Continuous monitoring is a top priority of well functioning risk organizations. This should be achieved through a series of automated data movements that feed an automated web-based reporting tool set. While there are many ways to manage the ETL of enterprise data for monitoring and a multitude of tool sets that can be used for reporting, there are some common tenants that top programs have. These include clear ownership, automated data quality monitoring, clear and consistent definitions, concise labeling of output, and automated web-based reporting with email alerts. If the approach to observing and managing enterprise risk includes a number of manual data interfaces, manual running of reports and post-report data manipulation, the cost to the organization is significantly higher than in an automated environment and the level of output quality, including timing, is lower than can be achieved.

Financial Analysis

Traditional Financial analysis has focused on vertical looks at periodic profitability and the explanations behind those results. Banks, and lending in particular, face fairly predictable annuity streams. Financial analysis in those groups tends to focus more on the horizontal economics of the business. This requires a high level of forecasting sophistication and modeling to translate the cash flow streams into NPV valuations. The ability to disaggregate the NPVs into various performance buckets, and sometimes risk related buckets, enables organizations to truly understand their performance and have a high degree of forward looking earnings predictability. This requires a more granular look at data than many finance organizations have access to.

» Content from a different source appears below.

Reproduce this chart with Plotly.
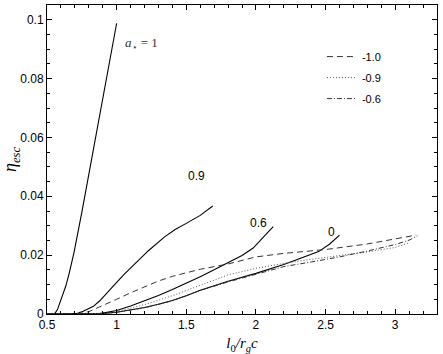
import plotly.graph_objects as go

# spin a* = 1, 0.9, 0.6, 0 (solid)
x_a1 = [0.5, 0.554, 0.575, 0.595, 0.612, 0.635, 0.66, 0.693, 0.75, 0.8, 0.9, 1.0]
y_a1 = [0, 0, 0.0015, 0.004, 0.0065, 0.0095, 0.014, 0.0207, 0.0345, 0.0475, 0.073, 0.0988]

x_a09 = [0.5, 0.705, 0.76, 0.833, 0.879, 0.94, 0.995, 1.05, 1.112, 1.228, 1.344, 1.42, 1.5, 1.6, 1.69]
y_a09 = [0, 0, 0.0009, 0.0026, 0.0045, 0.0075, 0.0105, 0.0133, 0.0161, 0.0215, 0.0262, 0.0287, 0.0308, 0.0335, 0.0367]

x_a06 = [0.5, 0.85, 0.9, 1.0, 1.1, 1.2, 1.3, 1.4, 1.5, 1.6, 1.7, 1.8, 1.9, 1.98, 2.05, 2.124]
y_a06 = [0, 0, 0.0003, 0.0012, 0.0027, 0.0044, 0.0063, 0.0083, 0.0104, 0.0127, 0.015, 0.0174, 0.0199, 0.0224, 0.0258, 0.0297]

x_a0 = [0.5, 0.8, 0.9, 1.0, 1.1, 1.2, 1.3, 1.4, 1.5, 1.6, 1.8, 2.0, 2.2, 2.45, 2.53, 2.6]
y_a0 = [0, 0, 0.0002, 0.0006, 0.0013, 0.0022, 0.0033, 0.0046, 0.0062, 0.0081, 0.0111, 0.0138, 0.0168, 0.0212, 0.0238, 0.0268]

# retrograde spins (legend)
x_m10 = [0.5, 0.72, 0.8, 0.9, 1.0, 1.1, 1.2, 1.3, 1.4, 1.5, 1.6, 1.7, 1.8, 1.9, 2.0, 2.2, 2.5, 2.8, 3.0, 3.15]
y_m10 = [0, 0, 0.0008, 0.0028, 0.005, 0.0072, 0.0093, 0.0112, 0.0128, 0.0141, 0.0152, 0.0161, 0.017, 0.0182, 0.0194, 0.0206, 0.0219, 0.0238, 0.0254, 0.0268]

x_m09 = [0.5, 0.85, 0.9, 1.0, 1.2, 1.4, 1.6, 1.8, 2.0, 2.2, 2.4, 2.6, 2.8, 3.0, 3.1]
y_m09 = [0, 0, 0.0002, 0.0008, 0.0032, 0.0062, 0.0098, 0.0133, 0.0155, 0.0172, 0.0186, 0.0198, 0.0211, 0.0226, 0.0242]

x_m06 = [0.5, 0.8, 0.9, 1.0, 1.2, 1.4, 1.6, 1.8, 2.0, 2.2, 2.4, 2.6, 2.8, 3.0, 3.1, 3.16]
y_m06 = [0, 0, 0.0002, 0.0006, 0.0021, 0.0045, 0.008, 0.0109, 0.0134, 0.0161, 0.0177, 0.0194, 0.0214, 0.0236, 0.0251, 0.0266]

curve_labels = ["<i>a</i><sub>\u22c6</sub> = 1", "0.9", "0.6", "0"]
legend_names = ["-1.0", "-0.9", "-0.6"]

fig = go.Figure()

for xs, ys in [(x_a1, y_a1), (x_a09, y_a09), (x_a06, y_a06), (x_a0, y_a0)]:
    fig.add_trace(go.Scatter(x=xs, y=ys, mode="lines", showlegend=False,
                             line=dict(color="black", width=1.1)))

styles = ["6px,4px", "1px,2px", "5px,2px,1px,2px"]
colors = ["#333333", "#555555", "#333333"]
for i, (xs, ys) in enumerate([(x_m10, y_m10), (x_m09, y_m09), (x_m06, y_m06)]):
    fig.add_trace(go.Scatter(x=xs, y=ys, mode="lines", name=legend_names[i],
                             legendgroup=legend_names[i],
                             line=dict(color=colors[i], width=1, dash=styles[i])))

# curve labels
fig.add_annotation(x=1.18, y=0.092, text=curve_labels[0], showarrow=False,
                   font=dict(family="Liberation Serif", size=13, color="#333"))
fig.add_annotation(x=1.575, y=0.0469, text=curve_labels[1], showarrow=False,
                   font=dict(family="Liberation Sans", size=12, color="black"))
fig.add_annotation(x=2.02, y=0.031, text=curve_labels[2], showarrow=False,
                   font=dict(family="Liberation Sans", size=12, color="black"))
fig.add_annotation(x=2.545, y=0.028, text=curve_labels[3], showarrow=False,
                   font=dict(family="Liberation Sans", size=12, color="black"))

axis_common = dict(showline=True, linecolor="black", linewidth=1, mirror="allticks",
                   ticks="inside", ticklen=5, tickcolor="black", showgrid=False,
                   zeroline=False, tickfont=dict(family="Liberation Sans", size=12, color="black"))

fig.update_xaxes(range=[0.5, 3.3], tick0=0.5, dtick=0.5,
                 minor=dict(dtick=0.1, ticks="inside", ticklen=3, tickcolor="black"),
                 title=dict(text="<i>l</i><sub>0</sub><i>/r</i><sub><i>g</i></sub><i>c</i>",
                            font=dict(family="Liberation Serif", size=15, color="black"),
                            standoff=6),
                 **axis_common)
fig.update_yaxes(range=[0, 0.105], tick0=0, dtick=0.02,
                 minor=dict(dtick=0.005, ticks="inside", ticklen=3, tickcolor="black"),
                 title=dict(text="<i>\u03b7</i><sub><i>esc</i></sub>",
                            font=dict(family="Liberation Serif", size=18, color="black"),
                            standoff=4),
                 **axis_common)

fig.update_layout(
    width=443, height=354,
    margin=dict(l=39, r=6, t=4, b=40),
    plot_bgcolor="white", paper_bgcolor="white",
    legend=dict(x=0.705, y=0.88, xanchor="left", yanchor="top",
                bgcolor="rgba(0,0,0,0)", tracegroupgap=2,
                font=dict(family="Liberation Sans", size=11, color="black")),
)

fig.write_html("out.html", config={"displayModeBar": False},
               post_script="document.body.style.margin='0';")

Scenario governance is an area of increasing concern amongst senior bank management and regulators. Different groups may define and run, for example, a stress case scenario with different shocks. One group may assume stress is 500bp increase in rates, while another that back-end rates risk 25%, and a third will focus more on defaults than interest rate shocks. At the end of the day all three areas contribute their results to some form of a stress case scenario result. We can see a number of issues. First, the scenario is not clearly defined across all economic factors. Second, it is not centrally stored and governed. Third, the output results from one scenario may be an input to another model for the same scenario. Fourth, it may not be possible to set up a certain model to match the parameters specified due to the nature of the model. Fifth, the results are not centrally stored for uniform analysis. All of these issues lead to a lot of extra time and confusion when driving financial scenarios.

Risk and Finance Convergence

Risk and Finance are the two groups that have an enterprise purview of data. They share similar needs in terms of timeliness, accuracy, and completeness. However, generally due to differences in granularity requirements, the two groups consume data through different channels. This leads to a number of inconsistencies and a lot of time spent reconciling the two sets of numbers. Finance generally needs less granular aggregate numbers and often makes top-side adjustments to these that may not be recorded anywhere other than the general ledger. This means that enterprise data is created by their group and not shared beyond their group. The enterprise risk group often needs more granular information, such as account level and transaction level data in order to run the types of sophisticated forecasts necessary to manage the risk. Once again, there is a gap in the ubiquity of the data as forecast data is created and stored in the risk function and not made available to the wider enterprise.

The trend we observe in the industry is a slow move to risk and finance data convergence. A single data warehouse or data mart set that both groups use interchangeably for analytic purposes. We also observe a migration in the tools beings used by these groups from  simple excel based scheduled to more sophisticated tools using SQL and SAS to reduce repetitive steps and focus more on data visualization and business impact.